BRIEF: Both the line containing "Emit a LaTeX" and the line containing "text] (applabel) at" belong in the answer, along with every line between them; print exactly those.

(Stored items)

▽

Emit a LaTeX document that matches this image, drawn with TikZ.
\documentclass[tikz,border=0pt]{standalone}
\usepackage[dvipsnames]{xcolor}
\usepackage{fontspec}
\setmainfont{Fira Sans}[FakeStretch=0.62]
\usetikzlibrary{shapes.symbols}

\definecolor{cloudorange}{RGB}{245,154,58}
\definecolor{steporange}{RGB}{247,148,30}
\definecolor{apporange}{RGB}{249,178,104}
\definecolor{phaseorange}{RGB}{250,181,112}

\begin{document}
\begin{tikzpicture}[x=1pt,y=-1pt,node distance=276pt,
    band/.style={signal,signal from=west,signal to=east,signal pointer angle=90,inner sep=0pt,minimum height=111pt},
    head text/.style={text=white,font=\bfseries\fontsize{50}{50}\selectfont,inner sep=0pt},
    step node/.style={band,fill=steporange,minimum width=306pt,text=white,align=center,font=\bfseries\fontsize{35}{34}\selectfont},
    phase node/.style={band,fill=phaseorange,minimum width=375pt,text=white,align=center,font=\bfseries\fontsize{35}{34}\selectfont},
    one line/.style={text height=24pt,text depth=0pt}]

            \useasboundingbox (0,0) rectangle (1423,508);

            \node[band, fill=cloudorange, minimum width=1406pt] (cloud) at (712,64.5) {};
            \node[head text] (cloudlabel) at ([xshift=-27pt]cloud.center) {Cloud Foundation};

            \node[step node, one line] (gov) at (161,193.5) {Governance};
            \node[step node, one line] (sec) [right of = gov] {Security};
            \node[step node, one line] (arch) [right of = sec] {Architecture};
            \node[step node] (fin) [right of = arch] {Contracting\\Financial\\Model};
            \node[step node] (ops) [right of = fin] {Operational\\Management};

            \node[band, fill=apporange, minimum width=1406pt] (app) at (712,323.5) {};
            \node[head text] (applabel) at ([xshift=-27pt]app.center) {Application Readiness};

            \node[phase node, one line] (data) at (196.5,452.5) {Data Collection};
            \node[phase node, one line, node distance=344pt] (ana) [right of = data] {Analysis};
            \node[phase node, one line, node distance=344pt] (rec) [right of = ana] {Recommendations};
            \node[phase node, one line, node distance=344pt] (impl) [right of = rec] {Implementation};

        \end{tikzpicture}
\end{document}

△
▽

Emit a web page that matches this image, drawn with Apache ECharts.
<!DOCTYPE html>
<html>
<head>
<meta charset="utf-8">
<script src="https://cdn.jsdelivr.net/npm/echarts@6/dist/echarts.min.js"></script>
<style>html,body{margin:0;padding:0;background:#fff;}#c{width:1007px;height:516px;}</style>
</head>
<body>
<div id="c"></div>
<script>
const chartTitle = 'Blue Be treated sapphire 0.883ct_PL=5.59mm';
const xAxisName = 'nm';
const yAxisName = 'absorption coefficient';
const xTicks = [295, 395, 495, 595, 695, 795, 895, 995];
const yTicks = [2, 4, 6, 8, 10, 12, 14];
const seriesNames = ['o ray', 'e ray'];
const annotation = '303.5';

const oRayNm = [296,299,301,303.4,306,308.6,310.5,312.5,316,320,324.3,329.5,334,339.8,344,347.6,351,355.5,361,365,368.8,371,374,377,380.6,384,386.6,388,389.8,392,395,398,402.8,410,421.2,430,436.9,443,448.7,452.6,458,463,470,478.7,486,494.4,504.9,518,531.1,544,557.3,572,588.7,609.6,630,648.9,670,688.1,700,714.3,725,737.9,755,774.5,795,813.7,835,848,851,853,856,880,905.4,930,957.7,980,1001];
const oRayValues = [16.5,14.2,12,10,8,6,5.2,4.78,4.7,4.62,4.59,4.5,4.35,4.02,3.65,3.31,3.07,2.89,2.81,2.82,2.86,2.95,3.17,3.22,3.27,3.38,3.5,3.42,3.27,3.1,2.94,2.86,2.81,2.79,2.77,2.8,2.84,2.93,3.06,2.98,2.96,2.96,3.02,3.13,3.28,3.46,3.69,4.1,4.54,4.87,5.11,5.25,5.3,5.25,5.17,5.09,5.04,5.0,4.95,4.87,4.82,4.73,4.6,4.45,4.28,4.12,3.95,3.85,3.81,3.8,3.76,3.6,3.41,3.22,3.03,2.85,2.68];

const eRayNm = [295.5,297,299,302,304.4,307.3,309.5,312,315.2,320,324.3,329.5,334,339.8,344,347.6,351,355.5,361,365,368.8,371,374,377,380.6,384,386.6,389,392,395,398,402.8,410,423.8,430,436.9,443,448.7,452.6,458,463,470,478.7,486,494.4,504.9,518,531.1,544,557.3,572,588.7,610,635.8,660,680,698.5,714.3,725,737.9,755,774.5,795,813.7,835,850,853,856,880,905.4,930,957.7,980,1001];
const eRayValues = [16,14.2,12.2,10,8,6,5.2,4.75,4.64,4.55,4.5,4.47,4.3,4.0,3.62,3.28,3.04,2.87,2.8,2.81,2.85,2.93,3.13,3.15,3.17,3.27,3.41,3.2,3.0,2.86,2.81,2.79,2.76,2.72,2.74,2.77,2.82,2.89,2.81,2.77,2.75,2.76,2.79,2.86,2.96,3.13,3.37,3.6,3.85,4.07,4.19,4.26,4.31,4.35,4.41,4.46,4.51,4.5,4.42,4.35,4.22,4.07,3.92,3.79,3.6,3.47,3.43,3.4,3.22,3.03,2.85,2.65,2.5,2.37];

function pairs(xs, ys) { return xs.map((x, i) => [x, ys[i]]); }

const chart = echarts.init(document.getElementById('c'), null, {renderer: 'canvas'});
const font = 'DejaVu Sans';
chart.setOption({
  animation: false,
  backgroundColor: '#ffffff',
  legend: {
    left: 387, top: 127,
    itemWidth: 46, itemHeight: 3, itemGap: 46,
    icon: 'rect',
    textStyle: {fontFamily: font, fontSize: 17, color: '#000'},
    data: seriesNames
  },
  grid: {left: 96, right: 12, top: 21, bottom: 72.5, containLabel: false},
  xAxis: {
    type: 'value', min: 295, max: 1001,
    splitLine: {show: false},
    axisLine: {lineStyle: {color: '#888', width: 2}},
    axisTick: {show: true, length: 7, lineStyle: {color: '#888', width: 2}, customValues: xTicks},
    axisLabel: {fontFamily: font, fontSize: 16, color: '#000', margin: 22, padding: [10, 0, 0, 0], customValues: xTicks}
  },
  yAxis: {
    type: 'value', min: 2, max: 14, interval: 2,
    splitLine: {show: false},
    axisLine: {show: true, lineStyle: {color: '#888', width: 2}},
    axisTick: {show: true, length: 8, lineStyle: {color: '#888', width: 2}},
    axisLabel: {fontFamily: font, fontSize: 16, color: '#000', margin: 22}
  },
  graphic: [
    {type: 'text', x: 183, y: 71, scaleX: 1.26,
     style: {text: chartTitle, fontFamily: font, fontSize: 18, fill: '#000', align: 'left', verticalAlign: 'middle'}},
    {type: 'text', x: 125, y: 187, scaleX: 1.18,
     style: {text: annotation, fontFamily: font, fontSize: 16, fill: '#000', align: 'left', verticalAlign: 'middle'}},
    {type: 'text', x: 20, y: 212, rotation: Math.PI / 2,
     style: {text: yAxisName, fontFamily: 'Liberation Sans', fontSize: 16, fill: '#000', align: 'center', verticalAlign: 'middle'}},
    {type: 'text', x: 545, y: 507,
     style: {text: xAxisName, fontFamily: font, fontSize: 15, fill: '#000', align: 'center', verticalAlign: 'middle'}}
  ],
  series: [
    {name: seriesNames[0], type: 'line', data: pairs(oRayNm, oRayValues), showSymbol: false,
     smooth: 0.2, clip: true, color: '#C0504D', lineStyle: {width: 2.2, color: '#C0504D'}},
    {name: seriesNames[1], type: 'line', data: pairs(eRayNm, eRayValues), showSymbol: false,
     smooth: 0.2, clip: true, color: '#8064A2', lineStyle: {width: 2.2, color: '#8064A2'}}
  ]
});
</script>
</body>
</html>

△

FINISHED TASK:
Emit a LaTeX document that matches this image, drawn with TikZ.
\documentclass[tikz,border=0pt]{standalone}
\usepackage[dvipsnames]{xcolor}
\usepackage{fontspec}
\setmainfont{Fira Sans}[FakeStretch=0.62]
\usetikzlibrary{shapes.symbols}

\definecolor{cloudorange}{RGB}{245,154,58}
\definecolor{steporange}{RGB}{247,148,30}
\definecolor{apporange}{RGB}{249,178,104}
\definecolor{phaseorange}{RGB}{250,181,112}

\begin{document}
\begin{tikzpicture}[x=1pt,y=-1pt,node distance=276pt,
    band/.style={signal,signal from=west,signal to=east,signal pointer angle=90,inner sep=0pt,minimum height=111pt},
    head text/.style={text=white,font=\bfseries\fontsize{50}{50}\selectfont,inner sep=0pt},
    step node/.style={band,fill=steporange,minimum width=306pt,text=white,align=center,font=\bfseries\fontsize{35}{34}\selectfont},
    phase node/.style={band,fill=phaseorange,minimum width=375pt,text=white,align=center,font=\bfseries\fontsize{35}{34}\selectfont},
    one line/.style={text height=24pt,text depth=0pt}]

            \useasboundingbox (0,0) rectangle (1423,508);

            \node[band, fill=cloudorange, minimum width=1406pt] (cloud) at (712,64.5) {};
            \node[head text] (cloudlabel) at ([xshift=-27pt]cloud.center) {Cloud Foundation};

            \node[step node, one line] (gov) at (161,193.5) {Governance};
            \node[step node, one line] (sec) [right of = gov] {Security};
            \node[step node, one line] (arch) [right of = sec] {Architecture};
            \node[step node] (fin) [right of = arch] {Contracting\\Financial\\Model};
            \node[step node] (ops) [right of = fin] {Operational\\Management};

            \node[band, fill=apporange, minimum width=1406pt] (app) at (712,323.5) {};
            \node[head text] (applabel) at ([xshift=-27pt]app.center) {Application Readiness};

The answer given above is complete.